He is a New York University graduate and former news editor and columnist of the Washington Square News. He is a graduate of the Columbia University Graduate School of Journalism. He has been named "Howard Kurtz, Jr." by film critic John Lichman despite having no relation to him. A native of Philadelphia, he lives in New York with his fiancee and his cat, Spats.

Follow him on Twitter.

Dear Google, Yahoo and any other potential buyer of Twitter. Bernstein analyst Jeffrey Lindsay says it’s a bad idea. A really bad idea.

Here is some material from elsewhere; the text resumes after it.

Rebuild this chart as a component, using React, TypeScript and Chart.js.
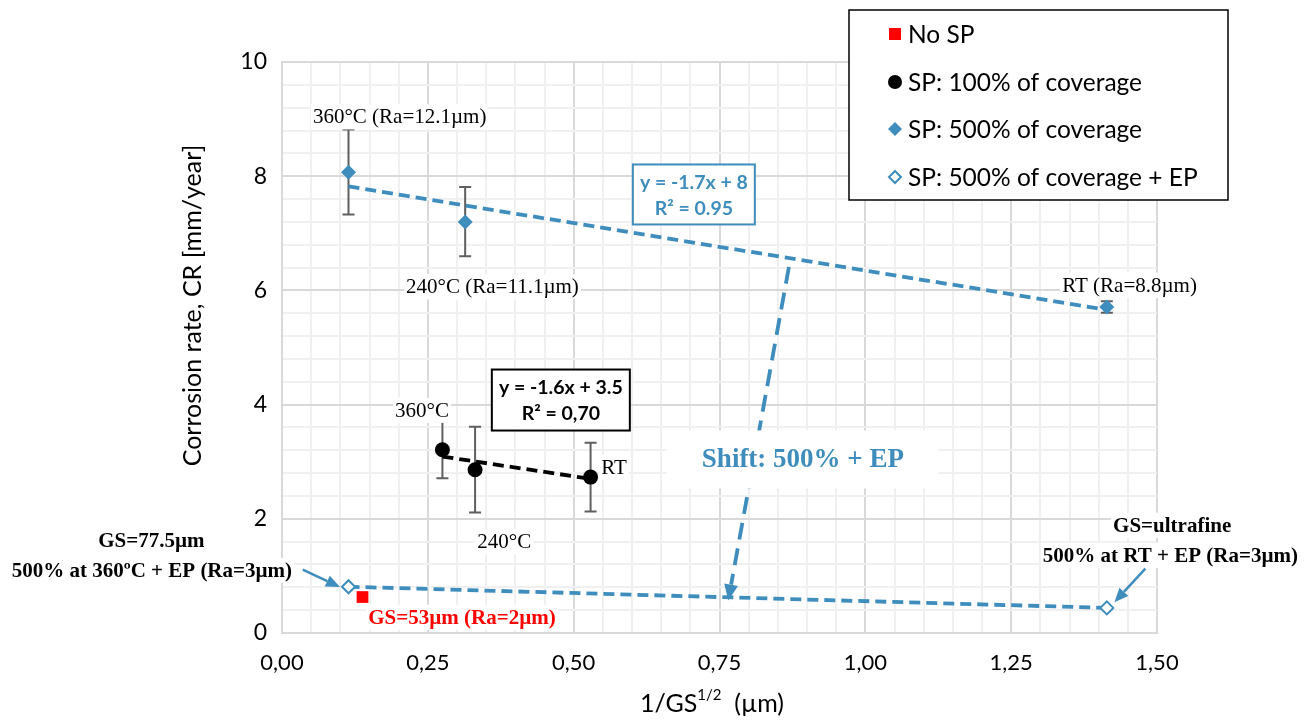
import React, { useEffect, useRef } from 'react';
import { Chart, registerables } from 'chart.js';

Chart.register(...registerables);

// ---------- data ----------
const xTickLabels = ['0,00', '0,25', '0,50', '0,75', '1,00', '1,25', '1,50'];
const yTickLabels = ['0', '2', '4', '6', '8', '10'];

const seriesNames = ['No SP', 'SP: 100% of coverage', 'SP: 500% of coverage', 'SP: 500% of coverage + EP'];

const noSpX = [0.138];
const noSpY = [0.63];

const sp100X = [0.275, 0.331, 0.529];
const sp100Y = [3.21, 2.86, 2.73];
const sp100ErrPlus = [0.49, 0.75, 0.6];
const sp100ErrMinus = [0.5, 0.75, 0.6];

const sp500X = [0.114, 0.314, 1.414];
const sp500Y = [8.07, 7.2, 5.71];
const sp500ErrPlus = [0.75, 0.61, 0.1];
const sp500ErrMinus = [0.74, 0.6, 0.1];

const epX = [0.114, 1.414];
const epY = [0.81, 0.44];

const trend500X = [0.114, 1.414];
const trend500Y = [7.82, 5.66];
const trend100X = [0.275, 0.529];
const trend100Y = [3.09, 2.7];

const shiftX = [0.869, 0.765];
const shiftY = [6.41, 0.57];

const trend500Text = ['y = -1.7x + 8', 'R² = 0.95'];
const trend100Text = ['y = -1.6x + 3.5', 'R² = 0,70'];

// ---------- styling ----------
const BLUE = '#3e8dbd';
const RED = '#ff0000';
const SERIF = "'Liberation Serif', 'Times New Roman', serif";
const SANS = "Lato, 'Open Sans', sans-serif";

type Lbl = { t: string; x: number; y: number; bold?: boolean; color?: string; size?: number };
const annotations: Lbl[] = [
  { t: '360°C (Ra=12.1µm)', x: 0.2017, y: 9.04 },
  { t: '240°C (Ra=11.1µm)', x: 0.3608, y: 6.06 },
  { t: 'RT (Ra=8.8µm)', x: 1.453, y: 6.09 },
  { t: '360°C', x: 0.24, y: 3.9 },
  { t: '240°C', x: 0.381, y: 1.594 },
  { t: 'RT', x: 0.569, y: 2.9 },
  { t: 'GS=53µm (Ra=2µm)', x: 0.3085, y: 0.275, bold: true, color: RED },
  { t: 'GS=77.5µm', x: -0.224, y: 1.62, bold: true },
  { t: '500% at 360ºC + EP (Ra=3µm)', x: -0.223, y: 1.095, bold: true },
  { t: 'GS=ultrafine', x: 1.526, y: 1.886, bold: true },
  { t: '500% at RT + EP (Ra=3µm)', x: 1.523, y: 1.36, bold: true },
];

const isMult = (v: number, m: number) => Math.abs(v / m - Math.round(v / m)) < 1e-6;

function arrow(ctx: CanvasRenderingContext2D, x1: number, y1: number, x2: number, y2: number,
  color: string, width: number, headLen: number, headW: number, dash: number[] = []) {
  const a = Math.atan2(y2 - y1, x2 - x1);
  const bx = x2 - headLen * Math.cos(a);
  const by = y2 - headLen * Math.sin(a);
  ctx.save();
  ctx.strokeStyle = color;
  ctx.lineWidth = width;
  ctx.setLineDash(dash);
  ctx.beginPath();
  ctx.moveTo(x1, y1);
  ctx.lineTo(bx, by);
  ctx.stroke();
  ctx.setLineDash([]);
  ctx.fillStyle = color;
  ctx.beginPath();
  ctx.moveTo(x2, y2);
  ctx.lineTo(bx + (headW / 2) * Math.sin(a), by - (headW / 2) * Math.cos(a));
  ctx.lineTo(bx - (headW / 2) * Math.sin(a), by + (headW / 2) * Math.cos(a));
  ctx.closePath();
  ctx.fill();
  ctx.restore();
}

const decorPlugin = {
  id: 'decor',
  beforeDatasetsDraw(chart: any) {
    const ctx: CanvasRenderingContext2D = chart.ctx;
    const xs = chart.scales.x;
    const ys = chart.scales.y;
    const px = (v: number) => xs.getPixelForValue(v);
    const py = (v: number) => ys.getPixelForValue(v);

    // error bars
    ctx.save();
    ctx.strokeStyle = '#5f5f5f';
    ctx.lineWidth = 2;
    const bars = (X: number[], Y: number[], P: number[], M: number[]) => {
      X.forEach((x, i) => {
        const cx = px(x);
        const t = py(Y[i] + P[i]);
        const b = py(Y[i] - M[i]);
        ctx.beginPath();
        ctx.moveTo(cx, t); ctx.lineTo(cx, b);
        ctx.moveTo(cx - 6, t); ctx.lineTo(cx + 6, t);
        ctx.moveTo(cx - 6, b); ctx.lineTo(cx + 6, b);
        ctx.stroke();
      });
    };
    bars(sp100X, sp100Y, sp100ErrPlus, sp100ErrMinus);
    bars(sp500X, sp500Y, sp500ErrPlus, sp500ErrMinus);
    ctx.restore();

    // shift arrow
    arrow(ctx, px(shiftX[0]), py(shiftY[0]), px(shiftX[1]), py(shiftY[1]), BLUE, 3.8, 16, 14, [17, 9]);

    // shift label with white box
    ctx.save();
    const sx = px(0.893), sy = py(3.04);
    ctx.fillStyle = '#fff';
    ctx.fillRect(sx - 136, sy - 29, 272, 58);
    ctx.font = `bold 27px ${SERIF}`;
    ctx.fillStyle = BLUE;
    ctx.textAlign = 'center';
    ctx.textBaseline = 'middle';
    ctx.fillText('Shift: 500% + EP', sx, sy + 1);
    ctx.restore();

    // text annotations
    ctx.save();
    ctx.textAlign = 'center';
    ctx.textBaseline = 'middle';
    annotations.forEach((a) => {
      const size = a.size || 21;
      ctx.font = `${a.bold ? 'bold ' : ''}${size}px ${SERIF}`;
      const w = ctx.measureText(a.t).width;
      const x = px(a.x), y = py(a.y);
      ctx.fillStyle = '#fff';
      ctx.fillRect(x - w / 2 - 2, y - size * 0.6, w + 4, size * 1.2);
      ctx.fillStyle = a.color || '#000';
      ctx.fillText(a.t, x, y + 1);
    });
    ctx.restore();
  },
  afterDraw(chart: any) {
    const ctx: CanvasRenderingContext2D = chart.ctx;
    const xs = chart.scales.x;
    const ys = chart.scales.y;
    const px = (v: number) => xs.getPixelForValue(v);
    const py = (v: number) => ys.getPixelForValue(v);
    const area = chart.chartArea;

    // annotation arrows
    arrow(ctx, px(0.0355), py(1.11), px(0.0994), py(0.805), BLUE, 2.5, 14, 12);
    arrow(ctx, px(1.48), py(1.128), px(1.427), py(0.54), BLUE, 2.5, 14, 12);

    // trendline equation boxes
    const eqBox = (cxv: number, cyv: number, w: number, h: number, color: string, lines: string[]) => {
      const cx = px(cxv), cy = py(cyv);
      ctx.save();
      ctx.fillStyle = '#fff';
      ctx.fillRect(cx - w / 2, cy - h / 2, w, h);
      ctx.strokeStyle = color;
      ctx.lineWidth = 2;
      ctx.strokeRect(cx - w / 2, cy - h / 2, w, h);
      ctx.fillStyle = color;
      ctx.font = `bold 19.5px ${SANS}`;
      ctx.textAlign = 'center';
      ctx.textBaseline = 'middle';
      ctx.fillText(lines[0], cx, cy - 12);
      ctx.fillText(lines[1], cx, cy + 14);
      ctx.restore();
    };
    eqBox(0.706, 7.68, 122, 60, BLUE, trend500Text);
    eqBox(0.478, 4.08, 138, 61, '#000', trend100Text);

    // legend
    ctx.save();
    ctx.fillStyle = '#fff';
    ctx.fillRect(849, 10, 379, 190);
    ctx.strokeStyle = '#000';
    ctx.lineWidth = 1.5;
    ctx.strokeRect(849, 10, 379, 190);
    const ly = [34, 82, 129, 177];
    const mx = 895;
    ctx.fillStyle = RED;
    ctx.fillRect(mx - 6, ly[0] - 6, 12, 12);
    ctx.fillStyle = '#000';
    ctx.beginPath(); ctx.arc(mx, ly[1], 7, 0, Math.PI * 2); ctx.fill();
    ctx.fillStyle = BLUE;
    ctx.beginPath();
    ctx.moveTo(mx, ly[2] - 7); ctx.lineTo(mx + 7, ly[2]); ctx.lineTo(mx, ly[2] + 7); ctx.lineTo(mx - 7, ly[2]);
    ctx.closePath(); ctx.fill();
    ctx.strokeStyle = BLUE; ctx.lineWidth = 2; ctx.fillStyle = '#fff';
    ctx.beginPath();
    ctx.moveTo(mx, ly[3] - 6); ctx.lineTo(mx + 6, ly[3]); ctx.lineTo(mx, ly[3] + 6); ctx.lineTo(mx - 6, ly[3]);
    ctx.closePath(); ctx.fill(); ctx.stroke();
    ctx.fillStyle = '#000';
    ctx.font = `24.5px ${SANS}`;
    ctx.textAlign = 'left';
    ctx.textBaseline = 'middle';
    seriesNames.forEach((n, i) => ctx.fillText(n, 908, ly[i] + 1));
    ctx.restore();

    // y title
    ctx.save();
    ctx.fillStyle = '#000';
    ctx.textBaseline = 'middle';
    ctx.translate(193, (area.top + area.bottom) / 2 - 42);
    ctx.rotate(-Math.PI / 2);
    ctx.textAlign = 'center';
    ctx.font = `25px ${SANS}`;
    ctx.fillText('Corrosion rate, CR [mm/year]', 0, 0);
    ctx.restore();

    // x title with superscript
    ctx.save();
    ctx.fillStyle = '#000';
    ctx.textBaseline = 'middle';
    ctx.textAlign = 'left';
    const big = `25px ${SANS}`;
    const small = `15px ${SANS}`;
    const parts: [string, string, number][] = [['1/GS', big, 0], ['1/2', small, -9], ['  (µm)', big, 0]];
    let total = 0;
    parts.forEach(([t, f]) => { ctx.font = f; total += ctx.measureText(t).width; });
    let x = 712 - total / 2;
    const y = 704;
    parts.forEach(([t, f, dy]) => {
      ctx.font = f;
      ctx.fillText(t, x, y + dy);
      x += ctx.measureText(t).width;
    });
    ctx.restore();
  },
};

export default function App() {
  const ref = useRef<HTMLCanvasElement | null>(null);

  useEffect(() => {
    if (!ref.current) return;
    const pts = (X: number[], Y: number[]) => X.map((x, i) => ({ x, y: Y[i] }));
    const chart = new Chart(ref.current, {
      type: 'scatter',
      data: {
        datasets: [
          {
            label: 'trend500', data: pts(trend500X, trend500Y), showLine: true, borderColor: BLUE,
            borderWidth: 3.8, borderDash: [11, 6], pointRadius: 0,
          },
          {
            label: 'trend100', data: pts(trend100X, trend100Y), showLine: true, borderColor: '#000',
            borderWidth: 3.8, borderDash: [11, 6], pointRadius: 0,
          },
          {
            label: seriesNames[3], data: pts(epX, epY), showLine: true, borderColor: BLUE, borderWidth: 3.8,
            borderDash: [11, 6], pointStyle: 'rectRot', pointRadius: 6.5, pointBackgroundColor: '#fff',
            pointBorderColor: BLUE, pointBorderWidth: 2,
          },
          {
            label: seriesNames[0], data: pts(noSpX, noSpY), pointStyle: 'rect', pointRadius: 8.3,
            pointBackgroundColor: RED, pointBorderColor: RED, pointBorderWidth: 0,
          },
          {
            label: seriesNames[1], data: pts(sp100X, sp100Y), pointStyle: 'circle', pointRadius: 7.5,
            pointBackgroundColor: '#000', pointBorderColor: '#000', pointBorderWidth: 0,
          },
          {
            label: seriesNames[2], data: pts(sp500X, sp500Y), pointStyle: 'rectRot', pointRadius: 7.5,
            pointBackgroundColor: BLUE, pointBorderColor: BLUE, pointBorderWidth: 0,
          },
        ],
      },
      options: {
        responsive: false,
        animation: false,
        events: [],
        layout: { padding: { left: 0, right: 153, top: 62, bottom: 0 } },
        plugins: { legend: { display: false }, tooltip: { enabled: false } },
        scales: {
          x: {
            type: 'linear', min: 0, max: 1.5,
            afterFit: (axis: any) => { axis.height = 87; },
            ticks: {
              stepSize: 0.05, autoSkip: false, maxRotation: 0, padding: 17, color: '#000',
              font: { family: SANS, size: 22 },
              callback: (v: any) => {
                const n = Number(v);
                if (!isMult(n, 0.25)) return '';
                return xTickLabels[Math.round(n / 0.25)];
              },
            },
            grid: {
              drawTicks: false, lineWidth: 2,
              color: (c: any) => (isMult(c.tick.value, 0.25) ? '#d9d9d9' : '#f0f0f0'),
            },
            border: { color: '#d9d9d9', width: 2 },
          },
          y: {
            type: 'linear', min: 0, max: 10,
            afterFit: (axis: any) => { axis.width = 282; },
            ticks: {
              stepSize: 0.4, autoSkip: false, padding: 15, color: '#000',
              font: { family: SANS, size: 23 },
              callback: (v: any) => {
                const n = Number(v);
                if (!isMult(n, 2)) return '';
                return yTickLabels[Math.round(n / 2)];
              },
            },
            grid: {
              drawTicks: false, lineWidth: 2,
              color: (c: any) => (isMult(c.tick.value, 2) ? '#d9d9d9' : '#f0f0f0'),
            },
            border: { color: '#d9d9d9', width: 2 },
          },
        },
      },
      plugins: [decorPlugin],
    });
    return () => chart.destroy();
  }, []);

  return (
    <div style={{ position: 'absolute', left: 0, top: 0, width: 1310, height: 720, background: '#fff' }}>
      <canvas ref={ref} width={1310} height={720} style={{ display: 'block' }} />
    </div>
  );
}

In a research note, Lindsay delivers an interesting history lesson of Internet “pre-businesses.” You know the ones: The companies with large user bases, a lot of attention and no scheme to make a profit. Twitter—the latest Facebook and Google killer—falls into that pre-business category. 

Lindsay writes:

Twitter is finally part of the zeitgeist. Several of the candidates in the U.S. presidential election used Twitter as part of their election campaigns.  President Obama certainly did, as did Hilary Clinton and John McCain.  Most recently  several members of both houses sent Tweets during the president’s congressional address sparking another round of calls for a major player – read: Google or possibly Yahoo! -to step in and buy the company.  We think that would be a really bad idea.

Don’t get us wrong – we like Twitter and we think the concept of sending short open standard messages reporting on your activities is actually much more fun and more valuable than it sounds.  The problem is that Twitter falls into the broad category of new internet businesses that are almost un-monetizable.  Whoever buys it will likely have to operate it at a loss in perpetuity, or until the next cool web 2.0 social networking concept comes along and Twitter tweets no more.  Sadly, this would not be the first time that a major internet company had made a bad deal.

And then there’s the history lesson:

  • Netscape: Acquired by AOL for $4.2 billion (arguably $10.8 billion at the close);
  • AOL: Acquired by Time Warner for $120 billion (you’d be lucky to sell AOL for $3 billion today).
  • ICQ: Acquired by AOL for $407 million. 
  • Skype: Acquired by eBay for $4.1 billion. Hefty $1.4 billion eBay writedown ensued. 
  • MySpace: Acquired by News Corp. for $580 million. That worked out because of a $900 million search deal with Google that won’t be renewed. 
  • YouTube: Acquired by Google for $1.65 billion. A $1 billion Viacom lawsuit ensued. 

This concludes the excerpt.